Pouldré: m. ée: f. Powdered, bedusted.

Pouldrement: m. A powdering; a turning into powder.

Pouldrer. To powder; dust, or bedust; to make, beat, or turne into; to season, sprinkle, or dredge with, powder, or dust.

Pouldrette: f. Fine powder, small dust. Temps de pouldrette. The season wherein a husbandman breakes the clods of his plowed land.

Pouldreux: m. euse: f. Dustie, full of dust. Avoir le pieds pouldreux. To be of a nimble or actiue constitution, a stragling or wandering disposition; said also of one who being in further debt then he hath will, or meanes, to come out of, playes, for the most part, least in sight.

Pouldrier: m. A dust-bag; also, a Gunpowder maker.

Pouldriere: f. Dust, or dustinesse.

Pouldroyement: m. A puluerising; or powdering; a reducing vnto dust, or into powder.

Pouldroyer. To puluerize; to make, or turne into powder, or dust.

Poule: f. A Henne.
  Poule d'eau. A Coot, Moorehenne, Fenducke.
  Poule griesche. A Moorehenne; the henne of the Grice, or Mooregame.
  Poule d'Inde. A Turkie henne.
  Poule Lombarde. A Kentish henne, a great henne, a henne of the Game.
  Poule de mer. A small-mouthed, sharpe-toothed, broad-scaled, little-eyed, rocke-fish; whose finnes bee transparent, and both they, and her whole bodie, powdered ouer with beautifull, and sundrie-coloured spots.
  La poule, & les poulsins.

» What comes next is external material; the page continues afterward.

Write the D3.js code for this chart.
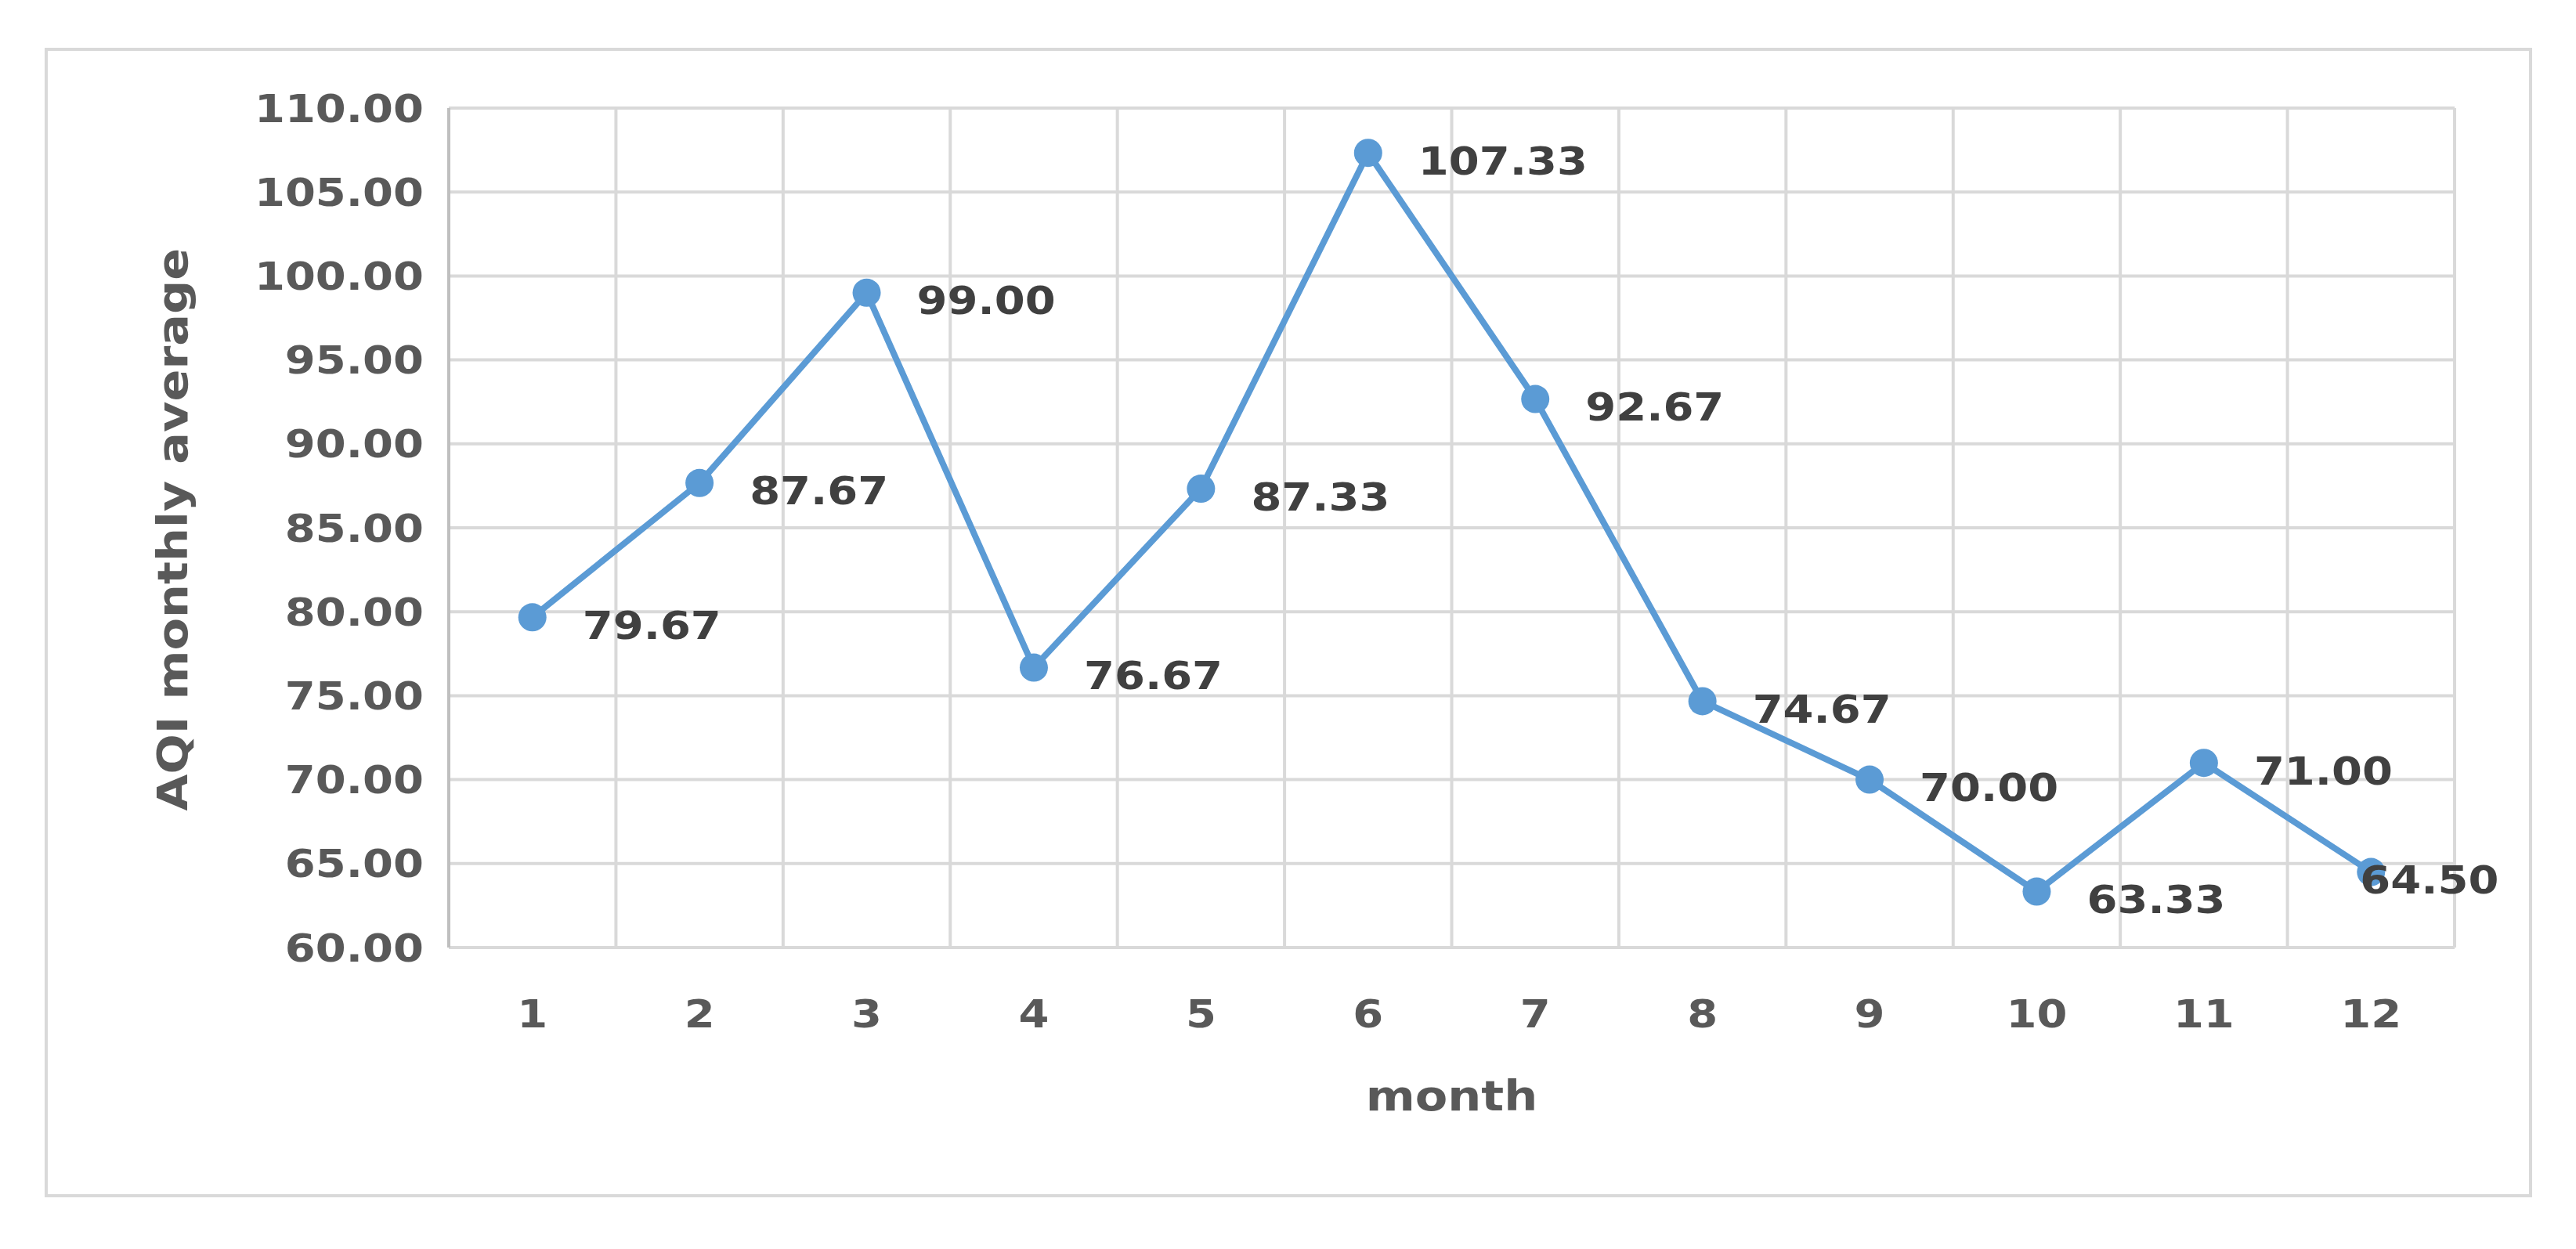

The seuen starres.
  Cul de poule. The tops of the fingers, and thumb ioyned, or closed together; also, a hard swelling on th' edge of a Fistula.
  Docte annicheur de poules. An excellent Cot-*queane.
  Courir la poule. To forrage, ransacke, or rob countrey houses; (from the custome of rauening souldiers, who leaue not a Henne where they come.)
  Faire la poule. To play the coward.
  Faire de ses oeufs poules. Looke Oeuf.
  Iamais mauvaise poule ne le couva. He is of a gentle, or gentlemanlie humour; he hath no one iot of ill breeding in him.